O nosso universitário lê mal e lê pouco, inclusive na pós-graduação. Verifica-se com frequência textos rasos, extensos e confusos, e, mesmo quando apresentam certa erudição, não se articulam de maneira satisfatória. Aqui cabe uma outra observação. A Academia não é apenas vítima, mas parte do problema.

É proposital. Certos grupos ideológicos conhecem muito bem este processo e fazem da língua seu campo de batalha. De forma deliberada, mudam o significado, o uso, proíbem certas palavras para fins nada nobres, e assim conseguem moldar a nossa forma de falar e de pensar.

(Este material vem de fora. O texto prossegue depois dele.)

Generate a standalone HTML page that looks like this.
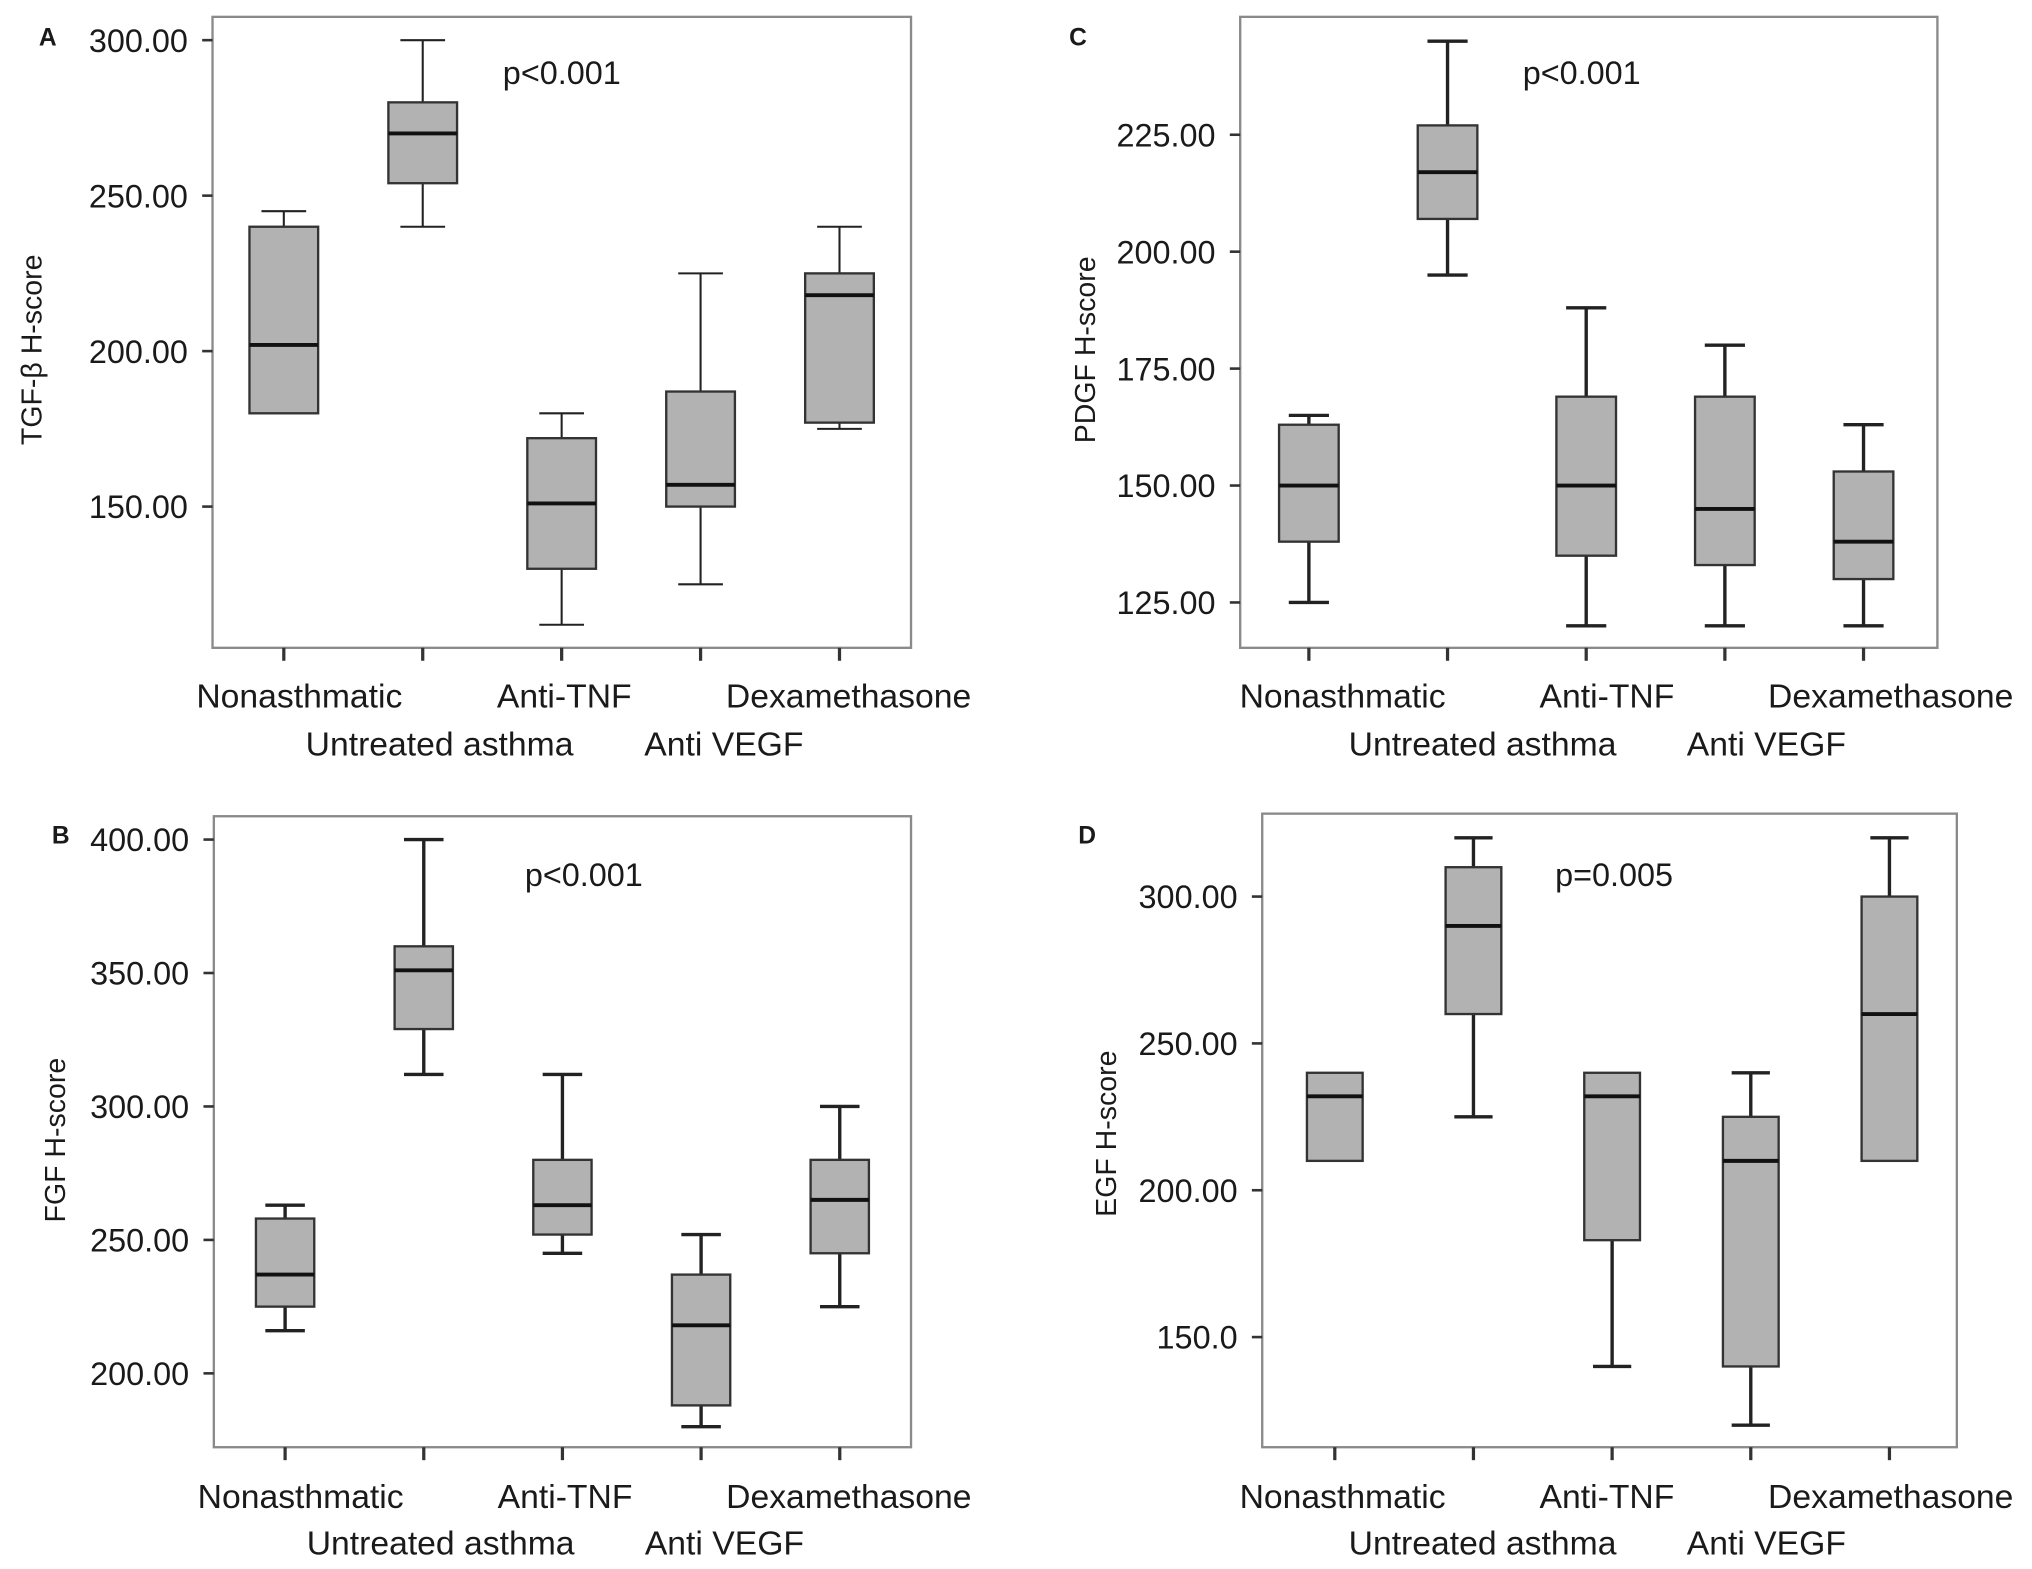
<!DOCTYPE html>
<html><head><meta charset="utf-8"><style>
html,body{margin:0;padding:0;background:#fff}
svg{display:block}
text{font-family:"Liberation Sans",Arial,sans-serif;fill:#1a1a1a}
</style></head><body>
<svg id="fig" width="2032" height="1569" viewBox="0 0 1568 1211" preserveAspectRatio="none" xmlns="http://www.w3.org/2000/svg"></svg>
<script>
const categories = ["Nonasthmatic","Untreated asthma","Anti-TNF","Anti VEGF","Dexamethasone"];
// [min, q1, median, q3, max]
const tgfValues = [[180,180,202,240,245],[240,254,270,280,300],[112,130,151,172,180],[125,150,157,187,225],[175,177,218,225,240]];
const pdgfValues = [[125,138,150,163,165],[195,207,217,227,245],[120,135,150,169,188],[120,133,145,169,180],[120,130,138,153,163]];
const fgfValues = [[216,225,237,258,263],[312,329,351,360,400],[245,252,263,280,312],[180,188,218,237,252],[225,245,265,280,300]];
const egfValues = [[210,210,232,240,240],[225,260,290,310,320],[140,183,232,240,240],[120,140,210,225,240],[210,210,260,300,320]];
const tgfTicks = [150,200,250,300];
const pdgfTicks = [125,150,175,200,225];
const fgfTicks = [200,250,300,350,400];
const egfTicks = [150,200,250,300];

const NS="http://www.w3.org/2000/svg";
const svg=document.getElementById('fig');
function mk(tag,attrs,parent){const e=document.createElementNS(NS,tag);for(const k in attrs)e.setAttribute(k,attrs[k]);(parent||svg).appendChild(e);return e;}
const labelShift=[12,13,2,18,7];

const panels=[
 {id:'a',letter:'A',title:'TGF-β H-score',p:'p<0.001',px:388,py:65,vals:tgfValues,ticks:tgfTicks,tickFmt:v=>v.toFixed(2),
  fx0:164,fx1:703,fy0:13,fy1:500,v0:300,y0:31,v1:150,y1:391,cx0:219,dx:107.2,bw:53,wl:1.6,lab1:546,lab2:583,ty:270,tx:24,lx:30,ly:35,lo:0},
 {id:'c',letter:'C',title:'PDGF H-score',p:'p<0.001',px:1175,py:65,vals:pdgfValues,ticks:pdgfTicks,tickFmt:v=>v.toFixed(2),
  fx0:957,fx1:1495,fy0:13,fy1:500,v0:225,y0:104,v1:125,y1:465,cx0:1010,dx:107,bw:46,wl:2.6,lab1:546,lab2:583,ty:270,tx:837,lx:825,ly:35,lo:14},
 {id:'b',letter:'B',title:'FGF H-score',p:'p<0.001',px:405,py:684,vals:fgfValues,ticks:fgfTicks,tickFmt:v=>v.toFixed(2),
  fx0:165,fx1:703,fy0:630,fy1:1117,v0:400,y0:648,v1:200,y1:1060,cx0:220,dx:107,bw:45,wl:2.6,lab1:1164,lab2:1200,ty:880,tx:42,lx:40,ly:651,lo:0},
 {id:'d',letter:'D',title:'EGF H-score',p:'p=0.005',px:1200,py:684,vals:egfValues,ticks:egfTicks,tickFmt:v=>v===150?'150.0':v.toFixed(2),
  fx0:974,fx1:1510,fy0:628,fy1:1117,v0:300,y0:692,v1:150,y1:1032,cx0:1030,dx:107,bw:43,wl:2.6,lab1:1164,lab2:1200,ty:875,tx:853,lx:832,ly:651,lo:-6}
];

panels.forEach(P=>{
 const g=mk('g',{});
 
 
 const ys=v=>P.y0+(v-P.v0)*(P.y1-P.y0)/(P.v1-P.v0);
 const xs=i=>P.cx0+i*P.dx;
 const fr=mk('rect',{x:P.fx0,y:P.fy0,width:P.fx1-P.fx0,height:P.fy1-P.fy0,fill:'none',stroke:'#8a8a8a','stroke-width':1.8},g);
 
 
 const L=mk('text',{x:P.lx,y:P.ly,'font-size':19,'font-weight':'bold'},g);
 L.textContent=P.letter;
 
 
 const yt=mk('text',{x:P.tx,y:P.ty,'font-size':22,'text-anchor':'middle',transform:`rotate(-90 ${P.tx} ${P.ty})`,dy:8},g);
 yt.textContent=P.title;
 
 
 const pt=mk('text',{x:P.px,y:P.py,'font-size':25},g);
 pt.textContent=P.p;
 
 
 P.ticks.forEach(t=>{
  const y=ys(t);
  const tl=mk('line',{x1:P.fx0-8,x2:P.fx0,y1:y,y2:y,stroke:'#333','stroke-width':2},g);
  
  
  const tt=mk('text',{x:P.fx0-19,y:y+9,'font-size':25,'text-anchor':'end'},g);
  tt.textContent=P.tickFmt(t);
  
  
 });
 categories.forEach((c,i)=>{
  const x=xs(i);
  const xt=mk('line',{x1:x,x2:x,y1:P.fy1,y2:P.fy1+10,stroke:'#333','stroke-width':2.5},g);
  
  
  const ct=mk('text',{x:x+labelShift[i]+P.lo,y:i%2===0?P.lab1:P.lab2,'font-size':26,'text-anchor':'middle'},g);
  ct.textContent=c;
  
  
  const v=P.vals[i];
  const bg=mk('g',{},g);
  
  
  const cap=P.bw*0.5;
  if(v[4]>v[3]){
   mk('line',{x1:x,x2:x,y1:ys(v[4]),y2:ys(v[3]),stroke:'#222','stroke-width':P.wl},bg);
   mk('line',{x1:x-cap/2-4,x2:x+cap/2+4,y1:ys(v[4]),y2:ys(v[4]),stroke:'#222','stroke-width':P.wl},bg);
  }
  if(v[0]<v[1]){
   mk('line',{x1:x,x2:x,y1:ys(v[1]),y2:ys(v[0]),stroke:'#222','stroke-width':P.wl},bg);
   mk('line',{x1:x-cap/2-4,x2:x+cap/2+4,y1:ys(v[0]),y2:ys(v[0]),stroke:'#222','stroke-width':P.wl},bg);
  }
  mk('rect',{x:x-P.bw/2,y:ys(v[3]),width:P.bw,height:ys(v[1])-ys(v[3]),fill:'#b2b2b2',stroke:'#333','stroke-width':1.8},bg);
  mk('line',{x1:x-P.bw/2,x2:x+P.bw/2,y1:ys(v[2]),y2:ys(v[2]),stroke:'#111','stroke-width':3},bg);
 });
});
</script>
</body></html>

O homem comum, por boa-fé ou constrangimento, é neutralizado intelectualmente ao ponto de se tornar um mero instrumento, tanto para encampar uma ideia ou não se opor a ela. Muitas leis absurdas são fruto destas manipulações. Quando, numa questão de vestibular, um verso de Gonçalves Dias é substituído por uma letra despudorada de um artista qualquer, saiba que não é de graça. 

Disse que a Academia é parte do problema porque quem se omite também tem culpa. Como sempre digo, não podemos cobrar soluções de quem não têm capacidade ou interesse em resolver. Resta, na medida das nossas possibilidades, zelar pelo nosso idioma e dar o devido apoio a quem faz isso com excelência. Não se trata apenas de cobrar maior rigor no ensino, mas há de se dar o devido destaque aos nossos maiores escritores – muitos dos quais maranhenses, como Gonçalves Dias – que, para uma parte da população, não passam de nomes de ruas, praça e prédios. Em tempo, surgiram, nos últimos 20 anos, muitas inciativas que podem nos ajudar. Dentre elas, editoras como a Livraria Resistência Cultural Editora, com o nobre propósito de pôr em circulação autores importantes para nossa formação. É um trabalho que compete a nós todos.